Rickert argues that the bankruptcy court denied her due process by dismissing her complaint without a hearing. This argument lacks merit. Rickert specifically requested that the court rule on the Motion to Dismiss "without a hearing" given the governor's current Stay-at-Home Directive and the lengthy drive from her home to the courthouse. Thus, we fail to see how Rickert was denied due process when she got exactly what she asked for.

In what also appears to be a due process argument, Rickert contends the bankruptcy court erred by considering the "extrinsic evidence" of the BAP's decision in the first appeal, which affirmed the bankruptcy court's rulings that SLS was the party entitled to enforce the note and could pursue its non-bankruptcy remedies under the deed of trust. The BAP's decision is not "extrinsic evidence" but rather is a matter of public record of which the bankruptcy court could take judicial notice. And the court's doing so did not convert the Motion to Dismiss to one for summary judgment requiring notice and an opportunity to respond.

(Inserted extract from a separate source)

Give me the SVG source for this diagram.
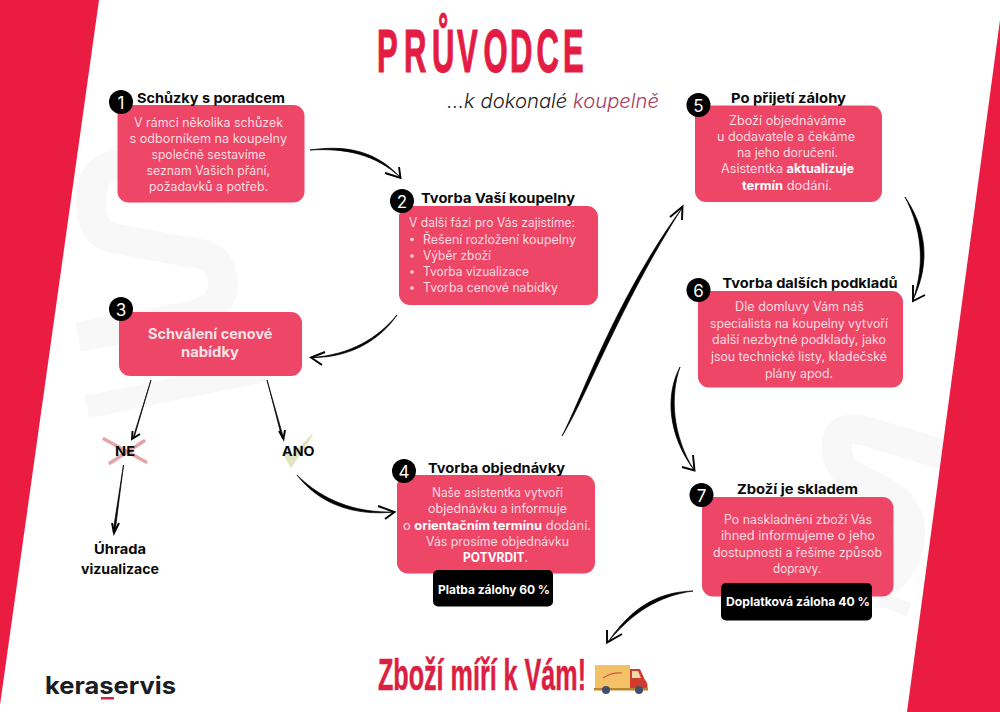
<svg xmlns="http://www.w3.org/2000/svg" width="1000" height="712" viewBox="0 0 1000 712">
<style>
.box{fill:#ee4667}
.blk{fill:#000}
.num{fill:#fff;font:400 17px Inter,"Liberation Sans",sans-serif;text-anchor:middle}
.h{fill:#0a0a0a;font:700 13.6px Inter,"Liberation Sans",sans-serif}
.t{fill:#fbdde2;font:400 12.6px Inter,"Liberation Sans",sans-serif}
.t tspan{fill:#fff;font-weight:700}
.w{fill:#fff;font:700 11.8px Inter,"Liberation Sans",sans-serif}
.b{fill:#f8e3e7;font:700 14.4px Inter,"Liberation Sans",sans-serif}
.wm{fill:none;stroke:#f8f8f8;stroke-linejoin:round}
.ar{fill:#000;stroke:#000;stroke-width:.7;stroke-linejoin:round}
.hd{fill:none;stroke:#000;stroke-width:1.9;stroke-linejoin:miter}
.cond{font-family:"Liberation Sans",Arial,sans-serif;font-weight:700;fill:#e31c43;stroke:#e31c43}
</style>
<rect width="1000" height="712" fill="#fff"/>
<g id="background">
<path class="wm" stroke-width="30" d="M200,150 L112,166 Q89,172 91,205 Q91,232 112,238 L205,255 Q223,262 223,285 Q223,305 195,315 L78,337"/>
<path class="wm" stroke-width="23" d="M87,407 L267,370"/>
<path class="wm" stroke-width="30" d="M945,455 L862,430 Q835,425 837,450 Q838,470 860,480 L880,490 Q912,505 910,535 Q908,565 885,582"/>
<path class="wm" stroke-width="14" d="M880,598 L909,610"/>
<polygon points="0,0 99,0 0,705" fill="#ea1c42"/>
<polygon points="1000,20 1000,712 907,712" fill="#ea1c42"/>
</g>
<g id="title">
<text class="cond" transform="translate(0,72) scale(.5,1)" x="754 808 864 914 967 1020 1073 1126" y="0" font-size="62" stroke-width="1.200">PRŮVODCE</text>
<text x="447" y="108" font-family="Inter,'Liberation Sans',sans-serif" font-size="20" font-weight="300" font-style="italic" fill="#222" textLength="212" lengthAdjust="spacingAndGlyphs">...k dokonalé <tspan fill="#a93a5c">koupelně</tspan></text>
</g>
<g id="connectors">
<path class="ar" d="M310,150 C345,145 375,150 400,177 C375,154 345,148 310,150Z"/>
<path class="hd" d="M385,173 L400.500,178 L399,167"/>
<path class="ar" d="M397,315 C380,340 350,358 312,357.500 C350,355 378,338 397,315Z"/>
<path class="hd" d="M325,352 L311,357.500 L322,365"/>
<path class="ar" d="M151,380 L133,438 L134,438Z"/>
<path class="hd" d="M132.500,431 L132,439 L140,434"/>
<path class="ar" d="M267,380 L282,438 L283.500,438Z"/>
<path class="hd" d="M279,431 L283.500,439 L285,430"/>
<path class="ar" d="M123.500,465 L113,532 L115,532Z"/>
<path class="hd" d="M112,523 L114,533 L119,523"/>
<path class="ar" d="M297,475 C320,505 355,516 394,512 C355,513 322,500 297,475Z"/>
<path class="hd" d="M378,506 L394.500,512 L385,519"/>
<path class="ar" d="M562,436 C585,400 620,305 682,208 C614,302 582,398 562,436Z"/>
<path class="hd" d="M670,217 L682.500,206.500 L682,220"/>
<path class="ar" d="M905,197 C926,228 931,262 913,300 C926,262 921,228 905,197Z"/>
<path class="hd" d="M913,285 L913,301 L925,295"/>
<path class="ar" d="M680,367 C665,395 668,435 694,470 C672,435 670,395 680,367Z"/>
<path class="hd" d="M682,467 L694.500,470.500 L693,455"/>
<path class="ar" d="M693,591 C655,592 630,610 608,642 C632,613 658,596 693,591Z"/>
<path class="hd" d="M607,630 L607,642.500 L622,634"/>
</g>
<g id="decision-marks">
<path d="M104,439 L146,462 M110,463 L144,441" fill="none" stroke="#e3a5a5" stroke-width="3.500" stroke-linecap="round"/>
<path d="M283,452 L291,467 L312,435 L293,455 Z" fill="#e0e6c4" stroke="#e0e6c4" stroke-width="1.500" stroke-linejoin="round"/>
</g>
<g id="node-1">
<rect class="box" x="117.500" y="105" width="187" height="97.500" rx="11"/>
<circle class="blk" cx="121" cy="102" r="12"/><text class="num" x="121" y="108.500">1</text>
<text class="h" x="137" y="102.500" textLength="148" lengthAdjust="spacingAndGlyphs">Schůzky s poradcem</text>
<text class="t" x="134" y="127" textLength="149" lengthAdjust="spacingAndGlyphs">V rámci několika schůzek</text>
<text class="t" x="129.500" y="143" textLength="157.500" lengthAdjust="spacingAndGlyphs">s odborníkem na koupelny</text>
<text class="t" x="151.500" y="159" textLength="114" lengthAdjust="spacingAndGlyphs">společně sestavíme</text>
<text class="t" x="146.500" y="175" textLength="123.500" lengthAdjust="spacingAndGlyphs">seznam Vašich přání,</text>
<text class="t" x="149" y="191" textLength="119" lengthAdjust="spacingAndGlyphs">požadavků a potřeb.</text>
</g>
<g id="node-2">
<rect class="box" x="399" y="206" width="199" height="99" rx="11"/>
<circle class="blk" cx="402" cy="201" r="12"/><text class="num" x="402" y="207.500">2</text>
<text class="h" x="421" y="203" textLength="154" lengthAdjust="spacingAndGlyphs">Tvorba Vaší koupelny</text>
<text class="t" x="409" y="226.500" textLength="166" lengthAdjust="spacingAndGlyphs">V další fázi pro Vás zajistíme:</text>
<circle cx="412" cy="239.500" r="1.800" fill="#fbdde2"/><text class="t" x="423" y="243.500" textLength="153" lengthAdjust="spacingAndGlyphs">Řešení rozložení koupelny</text>
<circle cx="412" cy="256" r="1.800" fill="#fbdde2"/><text class="t" x="423" y="259.500" textLength="68" lengthAdjust="spacingAndGlyphs">Výběr zboží</text>
<circle cx="412" cy="272" r="1.800" fill="#fbdde2"/><text class="t" x="423" y="276" textLength="106" lengthAdjust="spacingAndGlyphs">Tvorba vizualizace</text>
<circle cx="412" cy="288" r="1.800" fill="#fbdde2"/><text class="t" x="423" y="292" textLength="135" lengthAdjust="spacingAndGlyphs">Tvorba cenové nabídky</text>
</g>
<g id="node-3">
<rect class="box" x="119" y="312" width="183" height="64" rx="11"/>
<circle class="blk" cx="121" cy="309" r="12"/><text class="num" x="121" y="315.500">3</text>
<text class="b" x="148" y="338.500" textLength="124.500" lengthAdjust="spacingAndGlyphs">Schválení cenové</text>
<text class="b" x="181" y="357" textLength="58" lengthAdjust="spacingAndGlyphs">nabídky</text>
</g>
<g id="node-ne"><text class="h" x="115" y="455.500" textLength="20" lengthAdjust="spacingAndGlyphs">NE</text></g>
<g id="node-ano"><text class="h" x="282" y="455.500" textLength="32.500" lengthAdjust="spacingAndGlyphs">ANO</text></g>
<g id="node-uhrada">
<text class="h" x="94" y="553.500" textLength="52" lengthAdjust="spacingAndGlyphs">Úhrada</text>
<text class="h" x="81" y="573.500" textLength="78" lengthAdjust="spacingAndGlyphs">vizualizace</text>
</g>
<g id="node-4">
<rect class="box" x="397" y="475" width="198" height="98.500" rx="11"/>
<circle class="blk" cx="404" cy="471" r="12"/><text class="num" x="404" y="477.500">4</text>
<text class="h" x="428" y="472.500" textLength="137" lengthAdjust="spacingAndGlyphs">Tvorba objednávky</text>
<text class="t" x="432" y="497" textLength="131" lengthAdjust="spacingAndGlyphs">Naše asistentka vytvoří</text>
<text class="t" x="428" y="513" textLength="139" lengthAdjust="spacingAndGlyphs">objednávku a informuje</text>
<text class="t" x="403" y="529.500" textLength="188" lengthAdjust="spacingAndGlyphs">o <tspan>orientačním termínu</tspan> dodání.</text>
<text class="t" x="426" y="546" textLength="143" lengthAdjust="spacingAndGlyphs">Vás prosíme objednávku</text>
<text class="t" x="463" y="562" textLength="65" lengthAdjust="spacingAndGlyphs"><tspan>POTVRDIT</tspan>.</text>
<rect class="blk" x="433" y="570" width="120" height="36.500" rx="5"/>
<text class="w" x="438" y="594" textLength="112" lengthAdjust="spacingAndGlyphs">Platba zálohy 60 %</text>
</g>
<g id="node-5">
<rect class="box" x="695" y="105.500" width="187" height="96.500" rx="11"/>
<circle class="blk" cx="698.500" cy="105" r="12"/><text class="num" x="698.500" y="111.500">5</text>
<text class="h" x="731" y="102.500" textLength="115" lengthAdjust="spacingAndGlyphs">Po přijetí zálohy</text>
<text class="t" x="729" y="124.500" textLength="117" lengthAdjust="spacingAndGlyphs">Zboží objednáváme</text>
<text class="t" x="717" y="141" textLength="138" lengthAdjust="spacingAndGlyphs">u dodavatele a čekáme</text>
<text class="t" x="737" y="157" textLength="101" lengthAdjust="spacingAndGlyphs">na jeho doručení.</text>
<text class="t" x="721" y="173" textLength="133" lengthAdjust="spacingAndGlyphs">Asistentka <tspan>aktualizuje</tspan></text>
<text class="t" x="742" y="190" textLength="90" lengthAdjust="spacingAndGlyphs"><tspan>termín</tspan> dodání.</text>
</g>
<g id="node-6">
<rect class="box" x="698" y="291" width="205" height="96.500" rx="11"/>
<circle class="blk" cx="698.500" cy="290" r="12"/><text class="num" x="698.500" y="296.500">6</text>
<text class="h" x="722.500" y="287.500" textLength="175" lengthAdjust="spacingAndGlyphs">Tvorba dalších podkladů</text>
<text class="t" x="735" y="311" textLength="129" lengthAdjust="spacingAndGlyphs">Dle domluvy Vám náš</text>
<text class="t" x="710" y="327.500" textLength="178" lengthAdjust="spacingAndGlyphs">specialista na koupelny vytvoří</text>
<text class="t" x="712" y="344" textLength="174" lengthAdjust="spacingAndGlyphs">další nezbytné podklady, jako</text>
<text class="t" x="711" y="361" textLength="176" lengthAdjust="spacingAndGlyphs">jsou technické listy, kladečské</text>
<text class="t" x="765" y="378" textLength="68" lengthAdjust="spacingAndGlyphs">plány apod.</text>
</g>
<g id="node-7">
<rect class="box" x="702" y="497" width="191.500" height="99.500" rx="11"/>
<circle class="blk" cx="701.500" cy="495" r="12"/><text class="num" x="701.500" y="501.500">7</text>
<text class="h" x="737" y="493.500" textLength="121" lengthAdjust="spacingAndGlyphs">Zboží je skladem</text>
<text class="t" x="724" y="524" textLength="148" lengthAdjust="spacingAndGlyphs">Po naskladnění zboží Vás</text>
<text class="t" x="721" y="540" textLength="154" lengthAdjust="spacingAndGlyphs">ihned informujeme o jeho</text>
<text class="t" x="713" y="557" textLength="169" lengthAdjust="spacingAndGlyphs">dostupnosti a řešíme způsob</text>
<text class="t" x="773" y="573" textLength="48" lengthAdjust="spacingAndGlyphs">dopravy.</text>
<rect class="blk" x="721" y="583" width="151" height="37.500" rx="5"/>
<text class="w" x="726" y="606" textLength="144" lengthAdjust="spacingAndGlyphs">Doplatková záloha 40 %</text>
</g>
<g id="node-end">
<text class="cond" x="378" y="690" font-size="44" stroke-width=".5" textLength="208" lengthAdjust="spacingAndGlyphs" style="fill:#da1f42;stroke:#da1f42">Zboží míří k Vám!</text>
<g id="truck">
<rect x="595" y="665" width="35" height="23" fill="#f3c268"/>
<path d="M603,678 Q612,672 622,673" fill="none" stroke="#d9534a" stroke-width="1.200"/>
<path d="M630,669 H640 L645,680 Q648,682 647.500,690 H630Z" fill="#cf3b2c"/>
<path d="M632,671 H638 L641,678 H632Z" fill="#f2d9b0"/>
<rect x="594" y="688" width="54" height="2.500" fill="#b9862f"/>
<circle cx="606" cy="690" r="4" fill="#3d5070"/>
<circle cx="639" cy="690" r="4" fill="#3d5070"/>
</g>
</g>
<g id="logo">
<text x="45" y="694" font-family="Inter,'Liberation Sans',sans-serif" font-size="24" font-weight="700" fill="#1c1c22" textLength="131" lengthAdjust="spacingAndGlyphs">keraservis</text>
<rect x="101" y="697" width="13" height="2.500" fill="#d6224a"/>
</g>
</svg>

Rickert next argues that the Motion to Dismiss suffered from various defects including improper service. The bankruptcy court did not address this argument. Rickert argues that the Notice and Motion to Dismiss were mailed to her on March 19, not March 18 as counsel for SLS had represented, and therefore the Motion to Dismiss should have been "dismissed" for not complying with Local Bankruptcy Rules 1017-1(c) and 9013-1(e), "Montana Code Annotated Rule 5," and Civil Rule 12(b)(4) and (5). Even if factually correct, the authority Rickert cites does not help her. Local Bankruptcy Rule 9013-1(e) provides generally that motions must state conspicuously that any opposition is to be filed within 14 days of the motion, which is what the Motion to Dismiss stated. Local Bankruptcy Rule 1017-1(c) applies to the dismissal or conversion of bankruptcy cases based on a debtor's default under a confirmed plan. It has nothing to do with the dismissal of an adversary proceeding. No Montana service rule would apply here, since the bankruptcy court is a federal court with its own rules of civil procedure. Rickert's reliance on Civil Rule 12(b)(4) and (5) to dismiss the Motion to Dismiss is also misplaced; one does not respond to a Civil Rule 12(b) motion with a Civil Rule 12(b) motion. Because Rickert's complaint was nothing more than an attempt to repeat the same allegations and arguments that were already decided against her, or to raise new claims she failed to raise before, the bankruptcy court did not err in dismissing it.